-- begin RECORDED DATA --
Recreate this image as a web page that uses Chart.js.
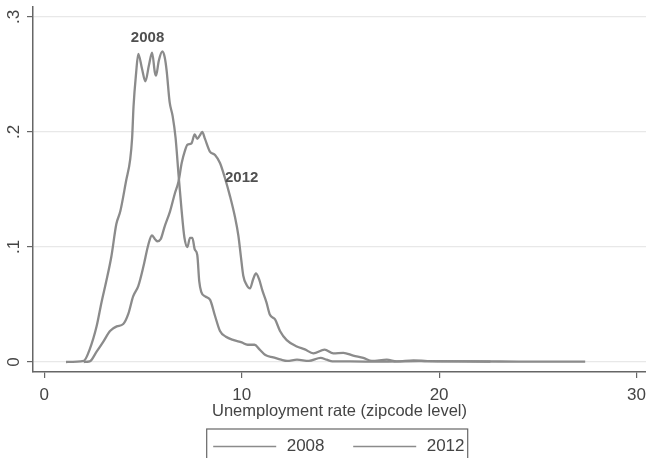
<!DOCTYPE html>
<html>
<head>
<meta charset="utf-8">
<script src="https://cdn.jsdelivr.net/npm/chart.js@4/dist/chart.umd.min.js"></script>
<style>
  html, body { margin: 0; padding: 0; background: #ffffff; }
  #wrap { width: 646px; height: 458px; }
</style>
</head>
<body>
<div id="wrap"><canvas id="c" width="646" height="458"></canvas></div>
<script>
// Kernel density of zipcode-level unemployment rates, 2008 vs 2012
const rate2008 = [1.1, 2.0, 2.3, 2.65, 2.9, 3.15, 3.4, 3.65, 3.85, 4.15, 4.35, 4.45, 4.52, 4.65, 4.76, 4.95, 5.12, 5.3, 5.46, 5.6, 5.66, 5.8, 5.98, 6.1, 6.2, 6.35, 6.5, 6.65, 6.8, 6.95, 7.1, 7.25, 7.38, 7.5, 7.62, 7.75, 7.85, 7.95, 8.15, 8.4, 8.65, 8.9, 9.2, 9.6, 10.0, 10.3, 10.65, 10.9, 11.2, 11.6, 12.0, 12.3, 12.8, 13.4, 14.0, 14.3, 14.6, 15.5, 17.0, 19.0, 22.6];
const dens2008 = [0, 0.001, 0.011, 0.031, 0.052, 0.071, 0.092, 0.120, 0.131, 0.158, 0.176, 0.195, 0.222, 0.251, 0.268, 0.255, 0.244, 0.258, 0.269, 0.252, 0.249, 0.262, 0.270, 0.265, 0.253, 0.226, 0.214, 0.195, 0.163, 0.133, 0.108, 0.100, 0.108, 0.108, 0.098, 0.093, 0.070, 0.061, 0.057, 0.054, 0.040, 0.027, 0.022, 0.019, 0.017, 0.015, 0.015, 0.011, 0.006, 0.004, 0.002, 0.001, 0.002, 0.001, 0.0035, 0.002, 0.0005, 0.0005, 0.0003, 0.0008, 0.0003];

const rate2012 = [2.0, 2.3, 2.65, 3.0, 3.33, 3.67, 4.0, 4.26, 4.5, 4.76, 5.02, 5.27, 5.45, 5.6, 5.72, 5.9, 6.1, 6.37, 6.62, 6.8, 6.96, 7.13, 7.25, 7.45, 7.62, 7.75, 7.88, 8.0, 8.14, 8.39, 8.65, 8.9, 9.15, 9.41, 9.66, 9.83, 9.95, 10.08, 10.25, 10.42, 10.58, 10.72, 10.88, 11.05, 11.25, 11.43, 11.69, 11.94, 12.28, 12.79, 13.2, 13.63, 14.2, 14.64, 15.15, 15.65, 16.16, 16.6, 17.35, 17.85, 18.7, 19.4, 21.0, 24.0, 27.4];
const dens2012 = [0, 0.0005, 0.009, 0.018, 0.027, 0.031, 0.033, 0.042, 0.057, 0.066, 0.083, 0.102, 0.110, 0.107, 0.105, 0.107, 0.118, 0.131, 0.147, 0.157, 0.173, 0.184, 0.189, 0.190, 0.198, 0.194, 0.197, 0.200, 0.194, 0.183, 0.180, 0.173, 0.160, 0.144, 0.126, 0.110, 0.093, 0.075, 0.067, 0.064, 0.072, 0.077, 0.072, 0.062, 0.052, 0.041, 0.037, 0.027, 0.019, 0.0135, 0.011, 0.0075, 0.0107, 0.0075, 0.008, 0.0055, 0.0035, 0.001, 0.002, 0.0005, 0.0014, 0.0008, 0.0005, 0.0004, 0.0003];

const seriesNames = ['2008', '2012'];
const xTicks = [0, 10, 20, 30];
const yTicks = [0, 0.1, 0.2, 0.3];
const yTickLabels = ['0', '.1', '.2', '.3'];
const xTitle = 'Unemployment rate (zipcode level)';
// in-plot curve labels: [text, rate, density]
const curveLabels = [['2008', 5.23, 0.282], ['2012', 10.0, 0.160]];

const LINE = '#8b8b8b';
const AXIS = '#666666';
const TEXT = '#444444';
const FONT = "'Liberation Sans', Arial, Helvetica, sans-serif";

function pts(xs, ys) { return xs.map((x, i) => ({ x: x, y: ys[i] })); }

const curveLabelPlugin = {
  id: 'curveLabels',
  afterDatasetsDraw(chart) {
    const { ctx, scales } = chart;
    ctx.save();
    ctx.fillStyle = '#505050';
    ctx.font = 'bold 15px ' + FONT;
    ctx.textAlign = 'center';
    ctx.textBaseline = 'middle';
    curveLabels.forEach(([t, x, y]) => {
      ctx.fillText(t, scales.x.getPixelForValue(x), scales.y.getPixelForValue(y));
    });
    ctx.restore();
  }
};

const boxedLegendPlugin = {
  id: 'boxedLegend',
  afterDraw(chart) {
    const { ctx, chartArea } = chart;
    const cx = (chartArea.left + chartArea.right) / 2 - 2.3;
    const top = chartArea.bottom + 57;
    const left = cx - 130.5;
    const right = cx + 130.5;
    ctx.save();
    ctx.strokeStyle = AXIS;
    ctx.lineWidth = 1.2;
    ctx.strokeRect(left, top, right - left, 60);
    ctx.font = '17px ' + FONT;
    ctx.textAlign = 'left';
    ctx.textBaseline = 'middle';
    const ly = top + 17.5;
    chart.data.datasets.forEach((ds, i) => {
      const x0 = left + 6.5 + i * 140;
      ctx.strokeStyle = ds.borderColor;
      ctx.lineWidth = 1.6;
      ctx.beginPath();
      ctx.moveTo(x0, ly);
      ctx.lineTo(x0 + 63, ly);
      ctx.stroke();
      ctx.fillStyle = TEXT;
      ctx.fillText(ds.label, x0 + 73.5, ly);
    });
    ctx.restore();
  }
};

new Chart(document.getElementById('c'), {
  type: 'line',
  data: {
    datasets: [
      { label: seriesNames[0], data: pts(rate2008, dens2008), borderColor: LINE, borderWidth: 2.3,
        pointRadius: 0, fill: false, cubicInterpolationMode: 'monotone' },
      { label: seriesNames[1], data: pts(rate2012, dens2012), borderColor: LINE, borderWidth: 2.3,
        pointRadius: 0, fill: false, cubicInterpolationMode: 'monotone' }
    ]
  },
  options: {
    responsive: false,
    animation: false,
    devicePixelRatio: 1,
    layout: { padding: { left: 0, right: 0, top: 7, bottom: 0 } },
    plugins: { legend: { display: false }, tooltip: { enabled: false } },
    scales: {
      x: {
        type: 'linear',
        min: -0.572,
        max: 30.48,
        afterBuildTicks(s) { s.ticks = xTicks.map(v => ({ value: v })); },
        afterFit(s) { s.height = 86; s.paddingLeft = 0; s.paddingRight = 0; },
        grid: { drawOnChartArea: false, tickColor: AXIS, tickLength: 6, lineWidth: 1.2 },
        border: { color: AXIS, width: 1.5 },
        ticks: { color: TEXT, font: { family: FONT, size: 17 }, padding: 7, maxRotation: 0 },
        title: { display: true, text: xTitle, color: TEXT, font: { family: FONT, size: 16.5 },
                 padding: { top: 0, bottom: 37 } }
      },
      y: {
        type: 'linear',
        min: -0.0087,
        max: 0.3087,
        afterBuildTicks(s) { s.ticks = yTicks.map(v => ({ value: v })); },
        afterFit(s) { s.width = 33; s.paddingTop = 0; s.paddingBottom = 0; },
        grid: { color: '#e8e8e8', tickColor: AXIS, tickLength: 6, lineWidth: 1.2 },
        border: { color: AXIS, width: 1.5 },
        ticks: {
          color: TEXT, font: { family: FONT, size: 17 }, padding: 6,
          minRotation: 90, maxRotation: 90, crossAlign: 'center',
          callback(v) { const i = yTicks.indexOf(v); return i >= 0 ? yTickLabels[i] : ''; }
        }
      }
    }
  },
  plugins: [curveLabelPlugin, boxedLegendPlugin]
});
</script>
</body>
</html>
-- end RECORDED DATA --
* [TASK STATEMENT]: Give back exactly the lines from the first line of the data through the line with "0.0003, 0.0008, 0.0003];", pictures excluded.

* [SOLUTION TO THE PROBLEM]:
Recreate this image as a web page that uses Chart.js.
<!DOCTYPE html>
<html>
<head>
<meta charset="utf-8">
<script src="https://cdn.jsdelivr.net/npm/chart.js@4/dist/chart.umd.min.js"></script>
<style>
  html, body { margin: 0; padding: 0; background: #ffffff; }
  #wrap { width: 646px; height: 458px; }
</style>
</head>
<body>
<div id="wrap"><canvas id="c" width="646" height="458"></canvas></div>
<script>
// Kernel density of zipcode-level unemployment rates, 2008 vs 2012
const rate2008 = [1.1, 2.0, 2.3, 2.65, 2.9, 3.15, 3.4, 3.65, 3.85, 4.15, 4.35, 4.45, 4.52, 4.65, 4.76, 4.95, 5.12, 5.3, 5.46, 5.6, 5.66, 5.8, 5.98, 6.1, 6.2, 6.35, 6.5, 6.65, 6.8, 6.95, 7.1, 7.25, 7.38, 7.5, 7.62, 7.75, 7.85, 7.95, 8.15, 8.4, 8.65, 8.9, 9.2, 9.6, 10.0, 10.3, 10.65, 10.9, 11.2, 11.6, 12.0, 12.3, 12.8, 13.4, 14.0, 14.3, 14.6, 15.5, 17.0, 19.0, 22.6];
const dens2008 = [0, 0.001, 0.011, 0.031, 0.052, 0.071, 0.092, 0.120, 0.131, 0.158, 0.176, 0.195, 0.222, 0.251, 0.268, 0.255, 0.244, 0.258, 0.269, 0.252, 0.249, 0.262, 0.270, 0.265, 0.253, 0.226, 0.214, 0.195, 0.163, 0.133, 0.108, 0.100, 0.108, 0.108, 0.098, 0.093, 0.070, 0.061, 0.057, 0.054, 0.040, 0.027, 0.022, 0.019, 0.017, 0.015, 0.015, 0.011, 0.006, 0.004, 0.002, 0.001, 0.002, 0.001, 0.0035, 0.002, 0.0005, 0.0005, 0.0003, 0.0008, 0.0003];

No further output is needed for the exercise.